Most academics already struggle to find enough hours in the day to do all they have to do. The additional burden of interrupting themselves every 15 minutes to note what they are doing is unlikely to be welcomed. Data collection will continue - 24/7 apparently - which at least is thorough, if hardly convenient (will staff get paid overtime?).

All genuine researchers are obsessed with accuracy. Sloppily collected data do not answer the question, or at worst generate erroneous results. In studies of human behaviour, it is well known that the self-reporting questionnaire is about as reliable as asking a bunch of school kids to mark their own maths tests and report their scores. It was precisely because of this problem that when the Wellcome Trust wanted to know about people's sexual habits to predict the true human and economic costs of HIV, they went to extraordinary lengths to avoid the problems associated with self-reporting.

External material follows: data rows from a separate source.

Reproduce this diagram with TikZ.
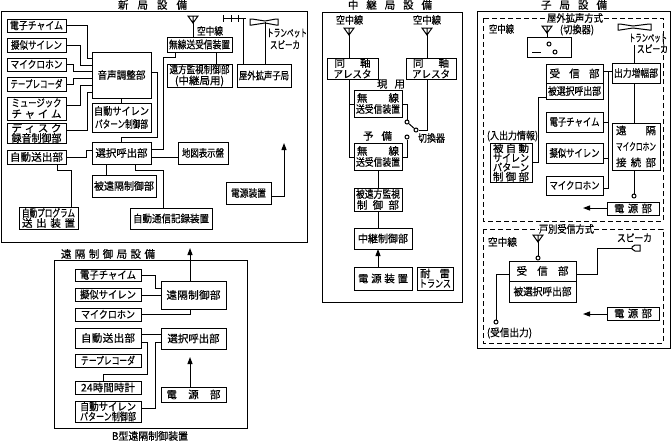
\documentclass[tikz,border=0pt]{standalone}
\usepackage{fontspec}
\usepackage{graphicx}
\usetikzlibrary{arrows.meta}
\setmainfont[FakeBold=0.4]{Noto Sans CJK JP}
\AtBeginDocument{\lineskiplimit=-100pt \lineskip=0pt}

% Evenly distributed characters across a fixed line width
\ExplSyntaxOn
\NewDocumentCommand\spreadchars{m}{\tl_map_inline:nn{#1}{##1\hfill}\unskip}
\ExplSyntaxOff
\newsavebox\fitbox
\newcommand\fit[2]{\leavevmode
  \sbox\fitbox{#2}%
  \vrule width 0pt height 8.5pt depth 1pt
  \ifdim\wd\fitbox>#1pt\relax
    \resizebox{#1pt}{\height}{\usebox\fitbox}%
  \else
    \hbox to #1pt{\spreadchars{#2}}%
  \fi}

\tikzset{
  boxed/.style={draw,line width=1pt,fill=white,inner sep=0pt,outer sep=0pt,align=center,
    font=\fontsize{10.5}{12}\selectfont},
  plain/.style={inner sep=0pt,outer sep=0pt,align=center,font=\fontsize{10.5}{12}\selectfont},
  frame/.style={draw,line width=1pt},
  dashframe/.style={draw,line width=1pt,dash pattern=on 5pt off 3pt},
  wire/.style={draw,line width=1pt},
  feed/.style={draw,line width=1pt,-{Triangle[width=5pt,length=7pt]}},
  port/.style={draw,line width=1pt,fill=white}
}

% Rectangle given by its corners, with a name and content
\newcommand\bx[6]{%
  \pgfmathsetmacro\cxv{(#2+#4)/2}\pgfmathsetmacro\cyv{(#3+#5)/2}%
  \pgfmathsetmacro\wv{#4-#2}\pgfmathsetmacro\hv{#5-#3}%
  \node[boxed,minimum width=\wv pt,minimum height=\hv pt] (#1) at (\cxv,\cyv) {#6};}
% Free label centred between x1 and x2 on height y
\newcommand\lb[5]{%
  \pgfmathsetmacro\cxv{(#2+#3)/2}\pgfmathsetmacro\wv{#3-#2}%
  \node[plain] (#1) at (\cxv,#4) {\fit{\wv}{#5}};}
% Same, masking what lies behind it
\newcommand\lbw[5]{%
  \pgfmathsetmacro\cxv{(#2+#3)/2}\pgfmathsetmacro\wv{#3-#2}%
  \node[plain,fill=white] (#1) at (\cxv,#4) {\fit{\wv}{#5}};}
% Antenna symbol: apex below, flat top
\newcommand\aerial[2]{\draw[wire] (#1-5,#2) -- (#1+5,#2) -- (#1,#2+7) -- cycle (#1,#2) -- (#1,#2+7);}
% Double horn loudspeaker
\newcommand\horn[3]{\draw[wire] (#1,#2) -- (#1+2,#2) -- (#1+15,#2+2) -- (#3-2,#2) -- (#3,#2) -- (#3,#2+6)
  -- (#3-2,#2+6) -- (#1+15,#2+4) -- (#1+2,#2+6) -- (#1,#2+6) -- cycle;}

\begin{document}
\begin{tikzpicture}[x=1pt,y=-1pt]
\useasboundingbox (0,0) rectangle (671,440);

% ---- headquarters equipment ----
\draw[frame] (1,11) rectangle (307,242);
\lb{tShin}{118}{187}{5}{新局設備}
\bx{chime}{7}{19}{66}{32}{\fit{53}{電子チャイム}}
\bx{giji}{7}{38}{66}{52}{\fit{51}{擬似サイレン}}
\bx{mic}{7}{58}{66}{71}{\fit{52}{マイクロホン}}
\bx{tape}{7}{77}{66}{91}{\fit{52}{テープレコーダ}}
\bx{music}{7}{97}{66}{120}{\fit{50}{ミュージック}\\[-1pt]\fit{50}{チャイム}}
\bx{disk}{7}{123}{66}{143}{\fit{50}{ディスク}\\[-2pt]\fit{50}{録音制御部}}
\bx{jido}{7}{150}{66}{164}{\fit{53}{自動送出部}}
\bx{onsei}{92}{52}{151}{98}{\fit{48}{音声調整部}}
\bx{apat}{92}{103}{151}{132}{\fit{55}{自動サイレン}\\[1pt]\fit{53}{パターン制御部}}
\bx{sentaku}{92}{142}{151}{164}{\fit{52}{選択呼出部}}
\bx{hien}{92}{175}{156}{197}{\fit{60}{被遠隔制御部}}
\bx{prog}{19}{207}{78}{229}{\fit{53}{自動プログラム}\\[-2pt]\fit{53}{送出装置}}
\bx{tsushin}{130}{208}{212}{229}{\fit{76}{自動通信記録装置}}
\bx{chizu}{178}{142}{228}{164}{\fit{42}{地図表示盤}}
\bx{psu}{226}{182}{271}{204}{\fit{35}{電源装置}}
\bx{musen}{167}{37}{232}{52}{\fit{61}{無線送受信装置}}
\bx{enpo}{167}{64}{232}{87}{\fit{60}{遠方監視制御部}\\[-1pt]{(中継局用)}}
\bx{okugai}{237}{64}{291}{87}{\fit{50}{屋外拡声子局}}
\lb{tAntA}{197}{223}{31}{空中線}
\lb{tTr}{267}{307}{33}{トランペット}
\lb{tSp}{270}{300}{45}{スピーカ}
\aerial{193}{16}
\coordinate (antA) at (193,23);
\coordinate (yagi) at (243,18);
\coordinate (hornA) at (265,22);
\coordinate (pwrTip) at (284,143);
\draw[wire] (223,18) -- (246,18) (223,15) -- (223,22) (231,15) -- (231,22) (238,15) -- (238,22);
\horn{250}{19}{278}
\draw[wire] (antA) -- (musen.north -| antA);
\draw[wire] (yagi) -- (okugai.north -| yagi);
\draw[wire] (hornA) -- (okugai.north -| hornA);
\draw[wire] (chime.east) -| (87,58) -- (onsei.west |- 0,58);
\draw[wire] (giji.east) -| (80,65) -- (onsei.west |- 0,65);
\draw[wire] (mic.east) -| (73,71) -- (onsei.west |- 0,71);
\draw[wire] (tape.east) -| (73,78) -- (onsei.west |- 0,78);
\draw[wire] (music.east |- 0,105) -| (80,85) -- (onsei.west |- 0,85);
\draw[wire] (disk.east |- 0,130) -| (87,92) -- (onsei.west |- 0,92);
\draw[wire] (onsei.south) -- (apat.north);
\draw[wire] (onsei.east |- 0,72) -| (157,137) -| (sentaku.north);
\draw[wire] (musen.south -| 175,0) -- (175,57) -| (163,149) -- (sentaku.east |- 0,149);
\draw[wire] (sentaku.east |- 0,157) -- (chizu.west |- 0,157);
\draw[wire] (sentaku.south -| 135,0) |- (163,170) -- (tsushin.north -| 163,0);
\draw[wire] (sentaku.south -| 106,0) -- (hien.north -| 106,0);
\draw[wire] (sentaku.west |- 0,150) -| (86,157) -- (jido.east);
\draw[wire] (jido.south -| 57,0) |- (71,170) -- (prog.north -| 71,0);
\draw[wire] (musen.south -| 216,0) -- (enpo.north -| 216,0);
\draw[feed] (psu.east |- 0,196) -| (pwrTip);

% ---- remote control station equipment ----
\draw[frame] (54,260) rectangle (247,428);
\lb{tEnk}{61}{155}{254}{遠隔制御局設備}
\lb{tCap}{112}{188}{436}{B型遠隔制御装置}
\bx{rChime}{75}{269}{141}{281}{\fit{56}{電子チャイム}}
\bx{rGiji}{75}{288}{141}{301}{\fit{56}{擬似サイレン}}
\bx{rMic}{75}{308}{141}{321}{\fit{54}{マイクロホン}}
\bx{rJido}{75}{328}{141}{348}{\fit{54}{自動送出部}}
\bx{rTape}{75}{354}{141}{367}{\fit{54}{テープレコーダ}}
\bx{rClock}{75}{381}{141}{394}{\fit{54}{{24}時間時計}}
\bx{rPat}{75}{401}{141}{422}{\fit{56}{自動サイレン}\\[-2pt]\fit{56}{パターン制御部}}
\bx{rEnk}{161}{281}{226}{309}{\fit{54}{遠隔制御部}}
\bx{rSen}{161}{328}{226}{349}{\fit{52}{選択呼出部}}
\bx{rPsu}{161}{387}{226}{402}{\fit{54}{電源部}}
\coordinate (rUp) at (190,248);
\coordinate (rIn) at (190,357);
\draw[feed] (rEnk.north -| rUp) -- (rUp);
\draw[feed] (rPsu.north -| rIn) -- (rIn);
\draw[wire] (rChime.east) -| (155,288) -- (rEnk.west |- 0,288);
\draw[wire] (rGiji.east |- 0,295) -- (rEnk.west |- 0,295);
\draw[wire] (rMic.east) -| (rEnk.south -| rUp);
\draw[wire] (rJido.east |- 0,334) -- (rSen.west |- 0,334);
\draw[wire] (rJido.east |- 0,342) -| (147,374) -| (rClock.north -| 103,0);
\draw[wire] (rPat.east |- 0,408) -| (155,342) -- (rSen.west |- 0,342);

% ---- relay station equipment ----
\draw[frame] (322,12) rectangle (462,302);
\lb{tChu}{348}{432}{5}{中継局設備}
\lb{tAntB}{336}{363}{20}{空中線}
\lb{tAntC}{413}{441}{20}{空中線}
\aerial{349}{28}
\aerial{427}{28}
\coordinate (antB) at (349,35);
\coordinate (antC) at (427,35);
\bx{arrL}{327}{58}{378}{79}{\fit{36}{同軸}\\[-1pt]\fit{38}{アレスタ}}
\bx{arrR}{406}{58}{456}{79}{\fit{36}{同軸}\\[-1pt]\fit{38}{アレスタ}}
\lb{tGen}{377}{405}{84}{現用}
\lb{tYo}{363}{392}{136}{予備}
\lb{tKir}{418}{445}{138}{切換器}
\bx{mUp}{354}{90}{402}{117}{\fit{42}{無線}\\[-1pt]\fit{44}{送受信装置}}
\bx{mLo}{354}{143}{402}{170}{\fit{42}{無線}\\[-1pt]\fit{44}{送受信装置}}
\bx{kan}{354}{188}{402}{211}{\fit{44}{被遠方監視}\\[-1pt]\fit{42}{制御部}}
\bx{chk}{354}{228}{412}{249}{\fit{50}{中継制御部}}
\bx{cPsu}{354}{267}{412}{290}{\fit{50}{電源装置}}
\bx{rai}{417}{267}{453}{290}{\fit{30}{耐雷}\\[-2pt]\fit{32}{トランス}}
\node[port,circle,inner sep=0pt,minimum size=4pt] (swA) at (407,122) {};
\node[port,circle,inner sep=0pt,minimum size=4pt] (swB) at (407,137) {};
\node[port,circle,inner sep=0pt,minimum size=4pt] (swC) at (416,130) {};
\draw[wire] (antB) -- (arrL.north -| antB);
\draw[wire] (antC) -- (arrR.north -| antC);
\draw[wire] (arrL.south -| antB) |- (mLo.west |- 0,157);
\draw[wire] (mUp.west |- 0,104) -- (349,104);
\draw[wire] (mUp.east |- 0,104) -| (swA.north);
\draw[wire] (mLo.east |- 0,157) -| (swB.south);
\draw[wire] (swA) -- (swC);
\draw[wire] (swC.east) -| (arrR.south -| antC);
\draw[wire] (mLo.south) -- (kan.north);
\draw[wire] (kan.south) -- (chk.north -| kan.south);
\draw[feed] (cPsu.north -| kan.south) -- (chk.south -| kan.south);

% ---- substation equipment ----
\draw[frame] (477,11) rectangle (670,348);
\lb{tKo}{541}{607}{5}{子局設備}
\draw[dashframe] (483,18) rectangle (663,221);
\lbw{tOku}{547}{603}{18}{屋外拡声方式}
\lb{tKiri}{560}{594}{30}{(切換器)}
\lb{tAntD}{489}{514}{29}{空中線}
\aerial{547}{26}
\coordinate (antD) at (547,33);
\bx{swBox}{527}{37}{571}{57}{}
\node[port,circle,inner sep=0pt,minimum size=4pt] (kA) at (549,44) {};
\node[port,circle,inner sep=0pt,minimum size=4pt] (kB) at (555,52) {};
\draw[wire] (532,52) -- (541,52);
\draw[wire] (antD) -- (swBox.north -| antD);
\horn{618}{24}{651}
\lb{tTrB}{629}{667}{38}{トランペット}
\lb{tSpB}{637}{668}{49}{スピーカ}
\coordinate (hornB) at (634,45);
\bx{out}{612}{63}{660}{83}{\fit{44}{出力増幅部}}
\bx{rcv}{546}{64}{603}{83}{\fit{50}{受信部}}
\bx{sel}{546}{83}{603}{99}{\fit{53}{被選択呼出部}}
\bx{sChime}{546}{112}{603}{132}{\fit{50}{電子チャイム}}
\bx{sGiji}{546}{143}{603}{163}{\fit{50}{擬似サイレン}}
\bx{sMic}{546}{176}{603}{195}{\fit{50}{マイクロホン}}
\bx{kei}{612}{123}{660}{170}{\fit{40}{遠隔}\\[4pt]\fit{40}{マイクロホン}\\[4pt]\fit{40}{接続部}}
\bx{sPat}{490}{143}{532}{182}{\fit{36}{被自動}\\[-2.5pt]\fit{36}{サイレン}\\[-2.5pt]\fit{36}{パターン}\\[-2.5pt]\fit{36}{制御部}}
\lb{tIO}{487}{538}{136}{(入出力情報)}
\bx{sPsu}{607}{202}{659}{215}{\fit{38}{電源部}}
\coordinate (sTip) at (583,208);
\node[port,circle,inner sep=0pt,minimum size=4pt] (sPort) at (634,196) {};
\draw[wire] (hornB) -- (out.north -| hornB);
\draw[wire] (out.south -| hornB) -- (kei.north -| hornB);
\draw[wire] (kei.south -| hornB) -- (sPort);
\draw[wire] (rcv.east |- 0,71) -- (out.west |- 0,71);
\draw[wire] (608,71) |- (sMic.east |- 0,188);
\draw[wire] (sChime.east |- 0,122) -- (608,122);
\draw[wire] (sGiji.east |- 0,158) -- (608,158);
\draw[wire] (sel.west |- 0,97) -| (538,162) -- (sPat.east |- 0,162);
\draw[feed] (sPsu.west |- 0,208) -- (sTip);

\draw[dashframe] (483,229) rectangle (663,343);
\lbw{tKob}{539}{594}{229}{戸別受信方式}
\lb{tAntE}{488}{517}{242}{空中線}
\lb{tSpE}{617}{652}{238}{スピーカ}
\lb{tOutE}{487}{532}{333}{(受信出力)}
\aerial{538}{235}
\coordinate (antE) at (538,242);
\node[port,circle,inner sep=0pt,minimum size=4pt] (ePort) at (538,258) {};
\bx{eRcv}{509}{261}{576}{281}{\fit{52}{受信部}}
\bx{eSel}{509}{281}{576}{302}{\fit{58}{被選択呼出部}}
\node[port,circle,inner sep=0pt,minimum size=4pt] (eOut) at (496,322) {};
\bx{ePsu}{607}{307}{659}{320}{\fit{38}{電源部}}
\coordinate (eHorn) at (632,248);
\coordinate (eTip) at (583,314);
\draw[wire] (632,247) -- (635,245) -- (640,245) -- (640,251) -- (635,251) -- (632,249) -- cycle;
\draw[wire] (antE) -- (ePort);
\draw[wire] (eRcv.east |- 0,274) -| (597,248) -- (eHorn);
\draw[wire] (eRcv.west |- 0,274) -| (eOut.north);
\draw[feed] (ePsu.west |- 0,314) -- (eTip);
\end{tikzpicture}
\end{document}
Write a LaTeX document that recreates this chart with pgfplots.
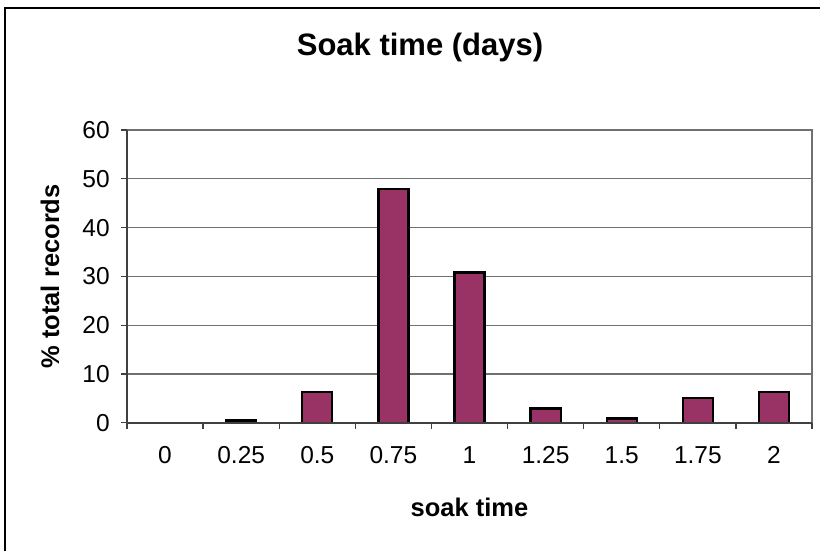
\documentclass[border=0pt]{standalone}
\usepackage{fontspec}
\setmainfont{Liberation Sans}
\usepackage{pgfplots}
\pgfplotsset{compat=1.18}
\definecolor{barplum}{HTML}{993366}
\definecolor{gridgray}{HTML}{707070}

\begin{document}
\begin{tikzpicture}
% frame round the whole chart; right and bottom edges are cut off in the reference
\begin{scope}
  \clip (0pt,0pt) rectangle (328pt,-220pt);
  \draw[black, line width=0.8pt] (1.8pt,-3pt) rectangle (340pt,-230pt);
\end{scope}
\node[font=\fontsize{12.4}{14}\selectfont\bfseries] at (168pt,-18.8pt) {Soak time (days)};
\begin{axis}[
  at={(50.8pt,-169.1pt)},
  anchor=south west,
  scale only axis,
  width=274pt,
  height=117.1pt,
  ybar,
  bar width=12pt,
  xmin=-0.5, xmax=8.5,
  ymin=0, ymax=60,
  xtick={0,...,8},
  xticklabels={0,0.25,0.5,0.75,1,1.25,1.5,1.75,2},
  minor xtick={-0.5,0.5,...,8.5},
  ytick={0,10,...,60},
  tick pos=left,
  tick align=outside,
  major tick length=2.4pt,
  minor tick length=2.4pt,
  major x tick style={draw=none},
  minor x tick style={draw=black!75, line width=0.5pt},
  y tick style={draw=black!75, line width=0.5pt},
  ymajorgrids,
  grid style={gridgray, line width=0.45pt},
  axis line style={draw=none},
  tick label style={font=\fontsize{9.8}{11}\selectfont},
  /pgf/number format/assume math mode=true,
  xticklabel style={yshift=-3.5pt},
  yticklabel style={xshift=-1pt},
  xlabel={soak time},
  ylabel={\% total records},
  every axis x label/.style={at={(axis description cs:0.5,0)}, yshift=-33.7pt, anchor=center,
    font=\fontsize{10.2}{12}\selectfont\bfseries},
  every axis y label/.style={at={(axis description cs:0,0.5)}, xshift=-30.8pt, rotate=90, anchor=center,
    font=\fontsize{10.2}{12}\selectfont\bfseries},
  clip=false,
]
\addplot[fill=barplum, draw=black, line width=0.9pt] coordinates {
  (1, 0.45)
  (2, 6.3)
  (3, 47.9)
  (4, 30.8)
  (5, 2.9)
  (6, 0.85)
  (7, 5.0)
  (8, 6.3)
};
% plot area border, axis lines on left and bottom
\draw[gridgray, line width=0.5pt] (rel axis cs:0,1) -- (rel axis cs:1,1) -- (rel axis cs:1,0);
\draw[black!75, line width=0.8pt] (rel axis cs:0,1) -- (rel axis cs:0,0) -- (rel axis cs:1,0);
\end{axis}
\useasboundingbox (0pt,0pt) rectangle (328pt,-220pt);
\end{tikzpicture}
\end{document}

All studies have constraints and no doubt the "every-15-minutes-for-several-weeks" approach has been carefully thought out in terms of providing enough data without being too disruptive. But this simply tells you how little whoever devised the system knows about their study species.

Your first week arrives. From now on, every 15 minutes, day and night, you'll record what you are doing, whatever you are doing: in the middle of lectures, while showing sixth-formers around, while trying to write a research paper at home in the evening. Come on, think about it. Is anyone really going to do this? They are simply too busy and will be irritated by an extra burden that has no obvious benefits. Even second-rate journals that send out e-questionnaires to ask whether their second-rate e-submission system is any good are smart enough to know that they have to offer a free prize draw to have any hope of getting a response.

So what will happen? Either the forms won't be completed or more likely (because academics are basically nice and they won't want to disappoint) they will make up the data at the end of the week. In other words, this is an utterly pointless exercise. What is so tragic is that there is a perfectly simple solution to obtaining accurate time budget data, and it is exactly what Goodall did for her beloved chimpanzees. She employed a handful of researchers to move from troop to troop, efficiently scan-sampling as they went. What she never did was to ask the chimpanzees to fill in their own forms.

Tim Birkhead is professor of behavioural ecology at Sheffield University.